COLUMBIA — Ninety Columbia babies have received free books since Columbia began participating in Dolly Parton’s Imagination Library program two months ago, said Sarah Howard, Children and Youth Services Coordinator for the Daniel Boone Regional Library.
The Imagination Library gives a hardcover book each month to children in participating communities until he is 5 years old. A child can accumulate a total of 60 books. The program, which includes 432 communities in the U.S., Canada and the United Kingdom, was started by country singer Dolly Parton in 2000 as a way to promote reading at a young age.
“It’s a really neat program,” said Angela Scott, whose son, Aiden, was born in April. “We just got our first book in the mail the other day. I think it’s a great way to build a child’s library collection.”
Columbia parent Jill Casteel, whose son, Maxwell, was born in March, was thrilled with the program.
“Once my child is old enough to realize that he’s going to get a book mailed to him every month, I think it will be a real treat for him and something he will look forward to each month,” Casteel said.
Columbia parents Julie and Denis Swope had heard about the program but did not fully understand the program’s potential for their daughter Mia, who was born June 21.
“My first reaction was, ‘Oh, how sweet! It’s such a nice gift.’ Then I was shocked to hear that we would be getting a free book every month for the next five years,” Julie Swope said.
On Thursday, Boone Hospital Center and Columbia Regional Hospital began giving parents of newborns copies of the first book, “The Little Engine that Could,” along with the registration materials, said Karen Taylor, president of the board for the Heart of Missouri United Way. Each copy of “The Little Engine that Could” includes a note from Columbia Public Library that encourages families to join the program as well as a printed note from Dolly Parton.
By Friday morning, Boone Hospital Center had distributed about six copies of the book and registration material to parents of newborns.
Marilyn Mottaz, birth certificate coordinator for Boone Hospital Center, said it makes a difference when parents can physically see the free book they are given as a way of joining the program instead of signing up on a form. Mottaz said the parents who received the books were grateful as well as shocked that the program is free and their children could receive free books in the mail.

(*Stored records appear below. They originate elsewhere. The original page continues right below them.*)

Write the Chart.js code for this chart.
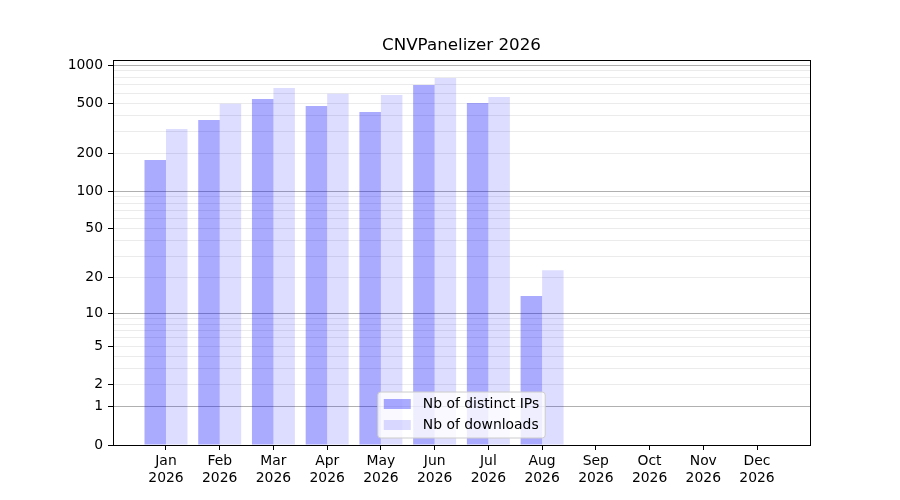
<!DOCTYPE html>
<html>
<head>
<meta charset="utf-8">
<script src="https://cdn.jsdelivr.net/npm/chart.js@4.4.1/dist/chart.umd.min.js"></script>
<style>
  html, body { margin: 0; padding: 0; background: #fff; }
  #wrap { width: 900px; height: 500px; }
</style>
</head>
<body>
<div id="wrap"><canvas id="downloads-chart"></canvas></div>
<script>
const months = ['Jan', 'Feb', 'Mar', 'Apr', 'May', 'Jun', 'Jul', 'Aug', 'Sep', 'Oct', 'Nov', 'Dec'];
const year = '2026';
const distinctIPs = [177, 368, 539, 475, 425, 695, 501, 14, 0, 0, 0, 0];
const downloads = [312, 495, 659, 594, 580, 790, 559, 23, 0, 0, 0, 0];
const yLabelled = [0, 1, 2, 5, 10, 20, 50, 100, 200, 500, 1000];
const yMinor = [3, 4, 6, 7, 8, 9, 30, 40, 60, 70, 80, 90, 300, 400, 600, 700, 800, 900];
const yDecades = [1, 10, 100, 1000];

// y axis on log10(1 + v), like the original plot
class Log1pScale extends Chart.LinearScale {
  buildTicks() {
    return yLabelled.concat(yMinor).sort((a, b) => a - b).map(v => ({ value: v }));
  }
  configure() {
    super.configure();
    this._logTop = Math.log10(1 + this.max);
  }
  getPixelForValue(value) {
    return this.getPixelForDecimal(Math.log10(1 + value) / this._logTop);
  }
  getValueForPixel(pixel) {
    return Math.pow(10, this.getDecimalForPixel(pixel) * this._logTop) - 1;
  }
}
Log1pScale.id = 'log1p';
Chart.register(Log1pScale);

Chart.defaults.font.family = "'DejaVu Sans', sans-serif";
Chart.defaults.font.size = 13.9;
Chart.defaults.color = '#000';

const frame = {
  id: 'frame',
  afterDatasetsDraw(chart) {
    const a = chart.chartArea, c = chart.ctx;
    c.save();
    c.strokeStyle = '#000';
    c.lineWidth = 1;
    c.strokeRect(Math.round(a.left) + 0.5, Math.round(a.top) + 0.5,
      Math.round(a.right - a.left), Math.round(a.bottom - a.top));
    c.restore();
  }
};

const innerLegend = {
  id: 'innerLegend',
  afterDraw(chart) {
    const a = chart.chartArea, c = chart.ctx;
    const sets = chart.data.datasets;
    c.save();
    c.font = "13.9px 'DejaVu Sans', sans-serif";
    const textW = Math.max(...sets.map(d => c.measureText(d.label).width));
    const pad = 6, patchW = 27, patchH = 10, gap = 12, rowH = 21;
    const w = pad + patchW + gap + textW + pad;
    const h = 46;
    const x = (a.left + a.right) / 2 - w / 2;
    const y = a.bottom - 7 - h;
    c.beginPath();
    c.roundRect(x, y, w, h, 3);
    c.fillStyle = 'rgba(255,255,255,0.8)';
    c.fill();
    c.strokeStyle = '#cccccc';
    c.lineWidth = 1;
    c.stroke();
    sets.forEach((d, i) => {
      const cy = y + 12 + rowH * i;
      c.fillStyle = d.backgroundColor;
      c.fillRect(x + pad, cy - patchH / 2, patchW, patchH);
      c.fillStyle = '#000';
      c.textBaseline = 'middle';
      c.fillText(d.label, x + pad + patchW + gap, cy);
    });
    c.restore();
  }
};

new Chart(document.getElementById('downloads-chart'), {
  type: 'bar',
  data: {
    datasets: [
      {
        label: 'Nb of distinct IPs',
        data: months.map((m, i) => ({ x: i, y: distinctIPs[i] })),
        backgroundColor: 'rgba(0,0,255,0.333)'
      },
      {
        label: 'Nb of downloads',
        data: months.map((m, i) => ({ x: i, y: downloads[i] })),
        backgroundColor: 'rgba(0,0,255,0.133)'
      }
    ]
  },
  options: {
    responsive: true,
    maintainAspectRatio: false,
    animation: false,
    layout: { padding: { left: 0, right: 90, top: 0, bottom: 0 } },
    categoryPercentage: 0.8,
    barPercentage: 1.0,
    plugins: {
      legend: { display: false },
      tooltip: { enabled: false },
      title: {
        display: true,
        fullSize: false,
        text: 'CNVPanelizer ' + year,
        font: { size: 16.7, weight: 'normal' },
        color: '#000',
        padding: { top: 36, bottom: 4 }
      }
    },
    scales: {
      x: {
        type: 'linear',
        min: -0.986,
        max: 11.986,
        offset: false,
        afterBuildTicks: s => { s.ticks = months.map((m, i) => ({ value: i })); },
        afterFit: s => { s.height = 55; },
        ticks: {
          autoSkip: false,
          maxRotation: 0,
          padding: 3,
          callback: v => [months[v], year]
        },
        grid: { offset: false, drawOnChartArea: false, tickLength: 5, color: '#000' },
        border: { color: '#000', width: 1 }
      },
      y: {
        type: 'log1p',
        min: 0,
        max: 1095,
        afterFit: s => { s.width = 113; },
        ticks: {
          autoSkip: false,
          padding: 5,
          callback: v => yLabelled.includes(v) ? String(v) : ''
        },
        grid: {
          tickLength: 5,
          lineWidth: 1,
          color: c => yDecades.includes(c.tick.value) ? '#b0b0b0'
            : (c.tick.value === 0 ? 'rgba(0,0,0,0)' : '#ebebeb'),
          tickColor: c => yLabelled.includes(c.tick.value) ? '#000' : 'rgba(0,0,0,0)'
        },
        border: { color: '#000', width: 1 }
      }
    }
  },
  plugins: [frame, innerLegend]
});
</script>
</body>
</html>
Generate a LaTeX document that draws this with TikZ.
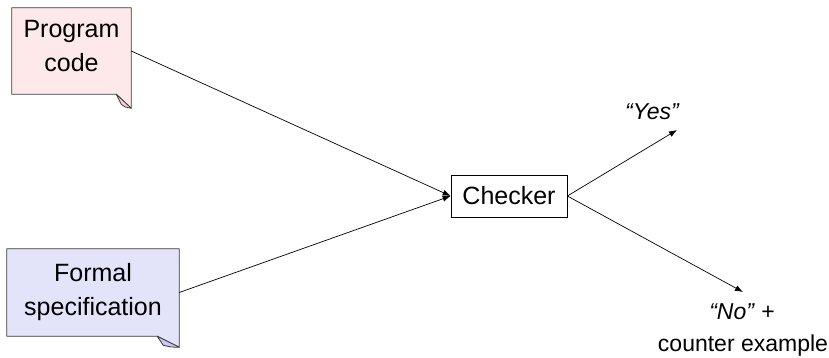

Those who registered for the program in May should be receiving their first book in the mail soon, Howard said. All children born since Jan. 1, 2008, who live within the Columbia city limits are eligible. As the program progresses, children born each subsequent year will also be able to participate.
Organizers said the biggest push for the program right now is getting people aware and signed up.
“As the word gets out to parents and the community, hopefully more people will be interested in the program and want to be involved,” Howard said.
The program is mostly funded through the nationwide Imagination Library, which pays for the books to be purchased and shipped to children’s homes each month. The program has a partnership with the Penguin Group publishing company and gives Imagination Library a discount on books.
In Columbia, Friends of the Columbia Public Library finances the cost of “The Little Engine that Could.”
Each community involved in Imagination Library pays $30 per child each year,said Pam Hunsaker, regional director for the Dollywood Foundation. The money is being financed through individual donations and grants.
For the first year, Columbia budgeted for up to 800 children to participate in the program. In the next four years, Columbia’s Imagination Library will include children from newborn to 5 years old.
“The main issue right now is keeping the project sustained so that the program will financially be able to continue with each incoming group of children. We plan to do this through fundraising in the future,” Taylor said.
Overall, Taylor is pleased with how the program has been going so far and sees it as continuing to be successful in the future.
“It’s a wonderful thing we’re doing to think that we’re placing books into the hands of children,” Taylor said.